News flash: Although the job market is technically improving, it’s still weak in the grand scheme of things. Therefore, Bernanke’s action plan is to maintain an accommodative (read: “low interest rate”) economic policy until things get much healthier.
On the surface and by itself, it’s bullish. Problem is, it’s not news — the current economic state, as well as the Fed’s current economic policy, have been in place since 2010.
So how come the market went hog-wild when Bernanke reiterated what already was widely known in his speech at an Arlington, Va., conference yesterday? Because that’s what traders, as a collective, do. It might not be rational or logical, but it’s still a reality.

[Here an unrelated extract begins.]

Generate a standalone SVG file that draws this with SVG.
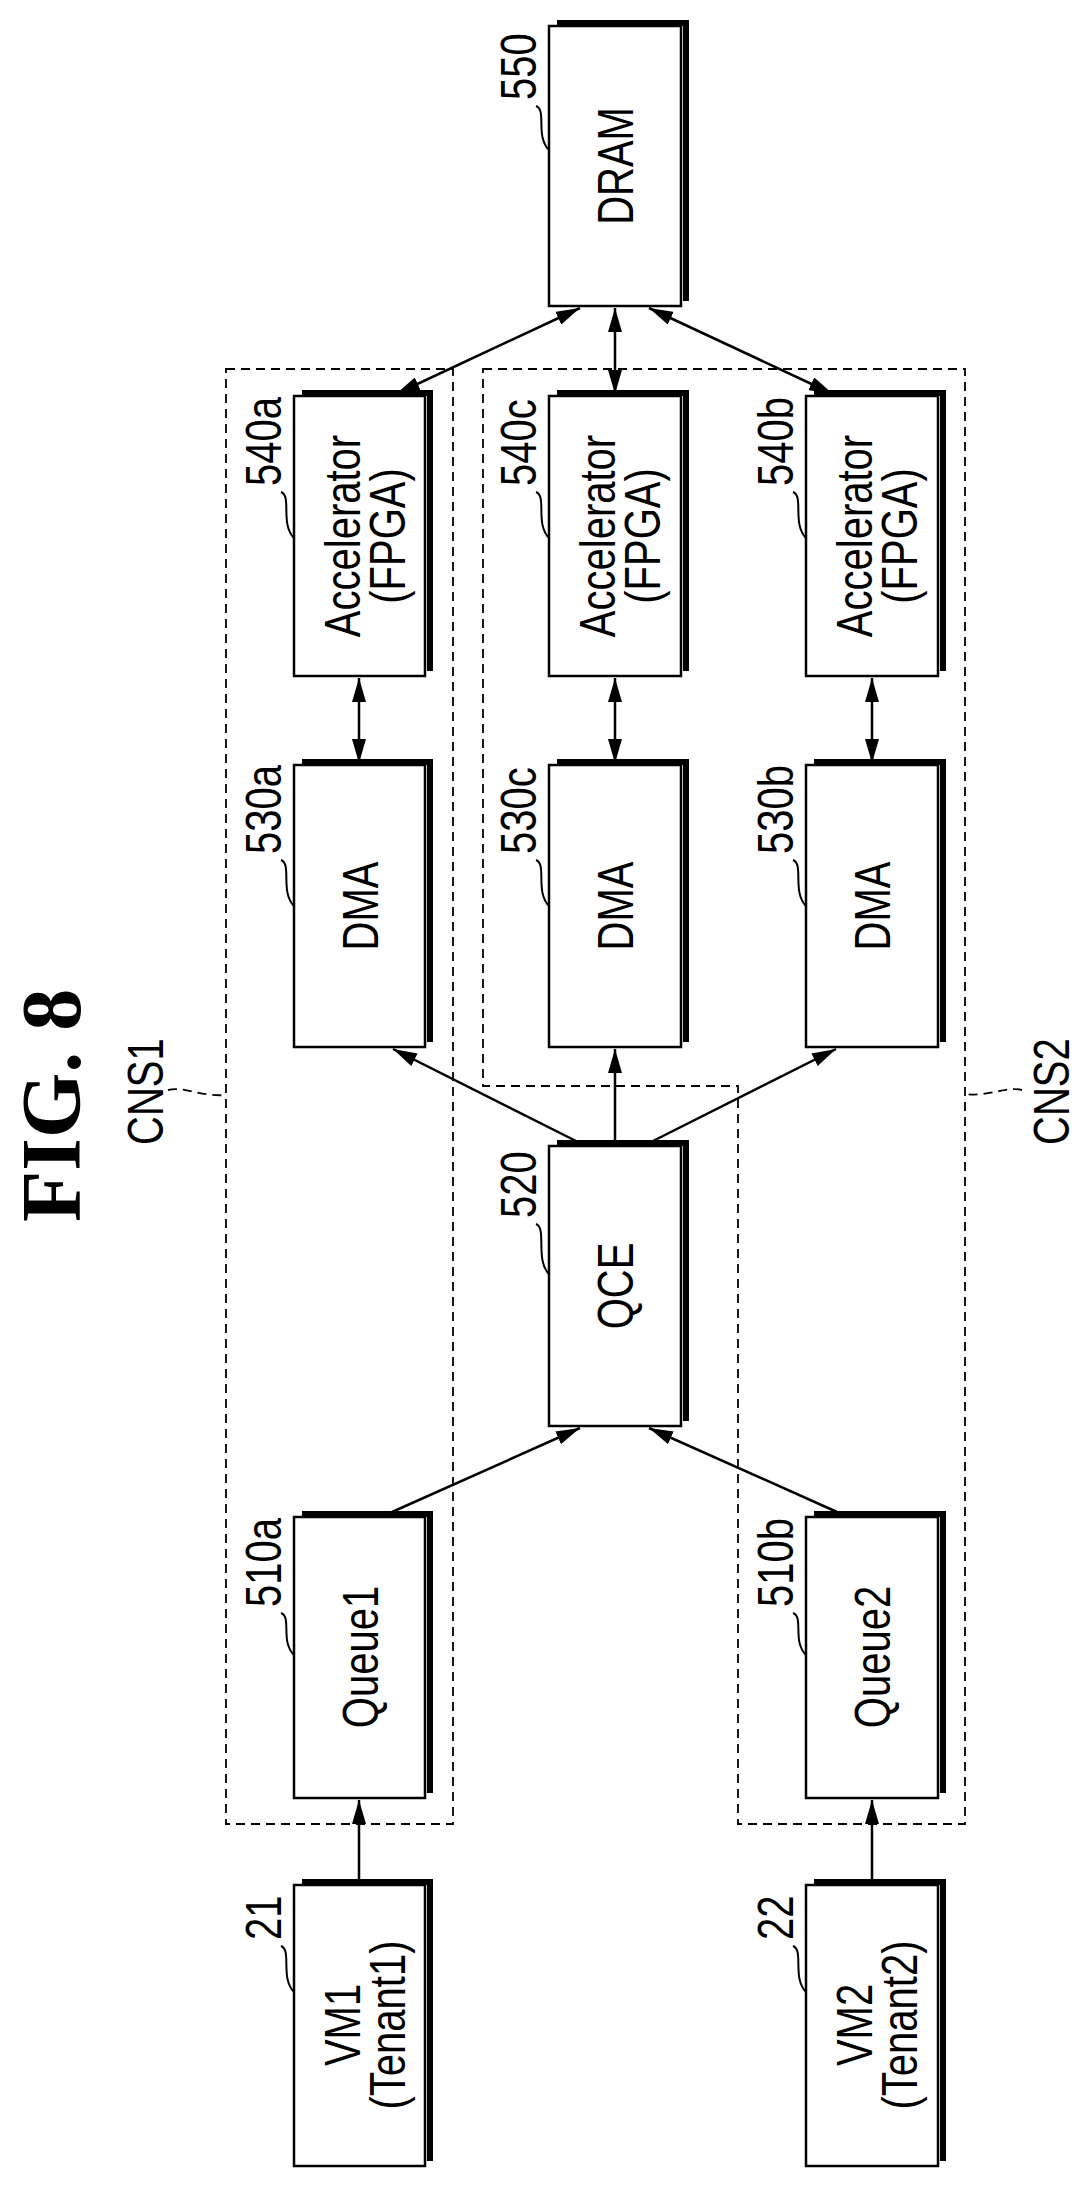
<svg xmlns="http://www.w3.org/2000/svg" width="1077" height="2199" viewBox="0 0 1077 2199">
<style>
.box{fill:#fff;stroke:#000;stroke-width:2.5}
.sh{fill:none;stroke:#000;stroke-width:6}
.t{font-family:"Liberation Sans",Arial,sans-serif;font-size:50px;fill:#000}
.lbl{font-family:"Liberation Sans",Arial,sans-serif;font-size:50px;fill:#000}
.ld{fill:none;stroke:#000;stroke-width:2}
.dash{fill:none;stroke:#000;stroke-width:1.8;stroke-dasharray:9 6}
.c{fill:none;stroke:#000;stroke-width:2.5}
</style>
<defs>
<marker id="ah" viewBox="0 0 24 14" refX="24" refY="7" markerWidth="24" markerHeight="14" markerUnits="userSpaceOnUse" orient="auto-start-reverse"><path d="M0,0 L24,7 L0,14 z" fill="#000"/></marker>
</defs>
<rect width="1077" height="2199" fill="#fff"/>
<text transform="translate(80,1222) rotate(-90)" font-family="Liberation Serif,serif" font-weight="bold" font-size="84">FIG. 8</text>
<g id="CNS1">
<path class="dash" d="M226,369 H453 V1824 H226 Z"/>
<text class="lbl" transform="translate(163,1145) rotate(-90) scale(0.8,1)" font-size="43">CNS1</text>
<path class="dash" d="M168,1090 C185,1086 200,1097 226,1095"/>
</g>
<g id="CNS2">
<path class="dash" d="M483,369 H965 V1824 H738 V1086 H483 Z"/>
<text class="lbl" transform="translate(1069,1145) rotate(-90) scale(0.8,1)" font-size="43">CNS2</text>
<path class="dash" d="M1022,1090 C1005,1086 990,1097 965,1094"/>
</g>
<g id="n550"><path class="sh" d="M557,23 H686 V301"/><rect class="box" x="549" y="26" width="132" height="280"/><text class="t" text-anchor="middle" transform="translate(633,166) rotate(-90) scale(0.8,1)">DRAM</text><text class="lbl" transform="translate(536,100) rotate(-90) scale(0.8,1)">550</text><path class="ld" d="M536,106 C547,110 535,136 549,150"/></g>
<g id="n540a"><path class="sh" d="M302,393 H430 V671"/><rect class="box" x="294" y="396" width="131" height="280"/><text class="t" text-anchor="middle" transform="translate(360,536) rotate(-90) scale(0.8,1)">Accelerator</text><text class="t" text-anchor="middle" transform="translate(405,536) rotate(-90) scale(0.8,1)">(FPGA)</text><text class="lbl" transform="translate(281,486) rotate(-90) scale(0.8,1)">540a</text><path class="ld" d="M281,492 C292,496 280,524 294,538"/></g>
<g id="n540c"><path class="sh" d="M557,393 H686 V671"/><rect class="box" x="549" y="396" width="132" height="280"/><text class="t" text-anchor="middle" transform="translate(615,536) rotate(-90) scale(0.8,1)">Accelerator</text><text class="t" text-anchor="middle" transform="translate(660,536) rotate(-90) scale(0.8,1)">(FPGA)</text><text class="lbl" transform="translate(536,486) rotate(-90) scale(0.8,1)">540c</text><path class="ld" d="M536,492 C547,496 535,524 549,538"/></g>
<g id="n540b"><path class="sh" d="M814,393 H943 V671"/><rect class="box" x="806" y="396" width="132" height="280"/><text class="t" text-anchor="middle" transform="translate(872,536) rotate(-90) scale(0.8,1)">Accelerator</text><text class="t" text-anchor="middle" transform="translate(917,536) rotate(-90) scale(0.8,1)">(FPGA)</text><text class="lbl" transform="translate(793,486) rotate(-90) scale(0.8,1)">540b</text><path class="ld" d="M793,492 C804,496 792,524 806,538"/></g>
<g id="n530a"><path class="sh" d="M302,762 H430 V1042"/><rect class="box" x="294" y="765" width="131" height="282"/><text class="t" text-anchor="middle" transform="translate(378,906) rotate(-90) scale(0.8,1)">DMA</text><text class="lbl" transform="translate(281,854) rotate(-90) scale(0.8,1)">530a</text><path class="ld" d="M281,860 C292,864 280,892 294,906"/></g>
<g id="n530c"><path class="sh" d="M557,762 H686 V1042"/><rect class="box" x="549" y="765" width="132" height="282"/><text class="t" text-anchor="middle" transform="translate(633,906) rotate(-90) scale(0.8,1)">DMA</text><text class="lbl" transform="translate(536,854) rotate(-90) scale(0.8,1)">530c</text><path class="ld" d="M536,860 C547,864 535,892 549,906"/></g>
<g id="n530b"><path class="sh" d="M814,762 H943 V1042"/><rect class="box" x="806" y="765" width="132" height="282"/><text class="t" text-anchor="middle" transform="translate(890,906) rotate(-90) scale(0.8,1)">DMA</text><text class="lbl" transform="translate(793,854) rotate(-90) scale(0.8,1)">530b</text><path class="ld" d="M793,860 C804,864 792,892 806,906"/></g>
<g id="n520"><path class="sh" d="M557,1143 H686 V1421"/><rect class="box" x="549" y="1146" width="132" height="280"/><text class="t" text-anchor="middle" transform="translate(633,1286) rotate(-90) scale(0.8,1)">QCE</text><text class="lbl" transform="translate(536,1218) rotate(-90) scale(0.8,1)">520</text><path class="ld" d="M536,1224 C547,1228 535,1260 549,1274"/></g>
<g id="n510a"><path class="sh" d="M302,1514 H430 V1793"/><rect class="box" x="294" y="1517" width="131" height="281"/><text class="t" text-anchor="middle" transform="translate(378,1657) rotate(-90) scale(0.8,1)">Queue1</text><text class="lbl" transform="translate(281,1607) rotate(-90) scale(0.8,1)">510a</text><path class="ld" d="M281,1613 C292,1617 280,1641 294,1655"/></g>
<g id="n510b"><path class="sh" d="M814,1514 H943 V1793"/><rect class="box" x="806" y="1517" width="132" height="281"/><text class="t" text-anchor="middle" transform="translate(890,1657) rotate(-90) scale(0.8,1)">Queue2</text><text class="lbl" transform="translate(793,1607) rotate(-90) scale(0.8,1)">510b</text><path class="ld" d="M793,1613 C804,1617 792,1641 806,1655"/></g>
<g id="n21"><path class="sh" d="M302,1882 H430 V2161"/><rect class="box" x="294" y="1885" width="131" height="281"/><text class="t" text-anchor="middle" transform="translate(360,2025) rotate(-90) scale(0.8,1)">VM1</text><text class="t" text-anchor="middle" transform="translate(405,2025) rotate(-90) scale(0.8,1)">(Tenant1)</text><text class="lbl" transform="translate(281,1940) rotate(-90) scale(0.8,1)">21</text><path class="ld" d="M281,1946 C292,1950 280,1978 294,1992"/></g>
<g id="n22"><path class="sh" d="M814,1882 H943 V2161"/><rect class="box" x="806" y="1885" width="132" height="281"/><text class="t" text-anchor="middle" transform="translate(872,2025) rotate(-90) scale(0.8,1)">VM2</text><text class="t" text-anchor="middle" transform="translate(917,2025) rotate(-90) scale(0.8,1)">(Tenant2)</text><text class="lbl" transform="translate(793,1940) rotate(-90) scale(0.8,1)">22</text><path class="ld" d="M793,1946 C804,1950 792,1978 806,1992"/></g>
<g id="connectors">
<line class="c" x1="580" y1="308" x2="396" y2="394" marker-start="url(#ah)" marker-end="url(#ah)"/>
<line class="c" x1="615" y1="308" x2="615" y2="394" marker-start="url(#ah)" marker-end="url(#ah)"/>
<line class="c" x1="649" y1="308" x2="833" y2="394" marker-start="url(#ah)" marker-end="url(#ah)"/>
<line class="c" x1="359" y1="678" x2="359" y2="763" marker-start="url(#ah)" marker-end="url(#ah)"/>
<line class="c" x1="615" y1="678" x2="615" y2="763" marker-start="url(#ah)" marker-end="url(#ah)"/>
<line class="c" x1="872" y1="678" x2="872" y2="763" marker-start="url(#ah)" marker-end="url(#ah)"/>
<line class="c" x1="576" y1="1141" x2="393" y2="1049" marker-end="url(#ah)"/>
<line class="c" x1="615" y1="1141" x2="615" y2="1049" marker-end="url(#ah)"/>
<line class="c" x1="653" y1="1141" x2="836" y2="1049" marker-end="url(#ah)"/>
<line class="c" x1="392" y1="1512" x2="580" y2="1428" marker-end="url(#ah)"/>
<line class="c" x1="837" y1="1512" x2="649" y2="1428" marker-end="url(#ah)"/>
<line class="c" x1="359" y1="1882" x2="359" y2="1800" marker-end="url(#ah)"/>
<line class="c" x1="872" y1="1882" x2="872" y2="1800" marker-end="url(#ah)"/>
</g>
</svg>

And it’s more fruitful to trade what the market is doing rather than trade what you think it should be doing. If his comments drive the market higher — even for no reason — then the “trade of the day” is indeed a bullish one.
Just don’t get married to the trend — particularly if it stems from something Ben Bernanke said.
Apparently Nothing Else Matters
Most investors know the Fed Chairman’s comments can occasionally move the market. But most investors might not realize how much credence the man gets. Take a look at some headlines naming Bernanke as the reason for major movement from the market in just the last few weeks:
- 3/23/12: Wall Street Soars on Bernanke Comments
- 3/9/12: Asia stocks jump on Bernanke remarks
- 3/1/12: Asian markets dampened by Bernanke
- 2/29/12: Bernanke turns markets upside down
- 2/2/12: Stocks Mixed After Bernanke Leaves Door Open for More Easing
- 12/1/12: Bernanke Eases: Stocks Soar
And these are just a smattering of examples. He gets the blame/credit for something at least two or three times per week.
What’s really interesting is how the same message from Bernanke can have different effects, depending on the time of the message, and the context in which it is delivered. Even more interesting is how even a non-action like the mixed results from Feb. 2 is pinned on Bernanke — stocks went nowhere because of what Bernanke said? C’mon, now you’re just grasping at straws.
Just for the sake of argument, a question: Is it possible the market is simply going to do what the market is going to do, and as long as what the Fed chairman says at least somewhat jives with the trend du jour, he’s determined to be the cause? So be it if that’s the case, but if that is indeed the case, as investors we might as well tune out everything else and just start watching BenTV, 24 hours a day, seven days a week.
Fortunately, most investors innately know there’s more to this game than just Bernanke, even if the media continually implies there isn’t.
On the Other Hand
All that being said, there is some value in keeping tabs on Ben Bernanke’s comments. Actually, it’s not so much his words that are important, but the market’s reaction to them.
Let’s face it. Anything Bernanke says can be interpreted in several ways. Take for instance yesterday’s comments. The job market still is tepid, so the Fed is going to remain dovish. That accommodative policy is good for stocks. Let’s not forget, though, he’s being accommodative because the economy is soft. A soft economy is bad for stocks. In fact, the same policy was just as apt to spook investors as it was to please them back in 2009 and 2010. Point being, there are two sides to every coin.
The value, then, is in the reaction to Bernanke’s words — it’s a glimpse into how the market is thinking. It’s pretty clear from watching the post-Bernanke response over the past several weeks that investors want to be bulls; they’re looking for a reason to be bullish. We really don’t have to be worried until stocks start to tumble on what should be good news.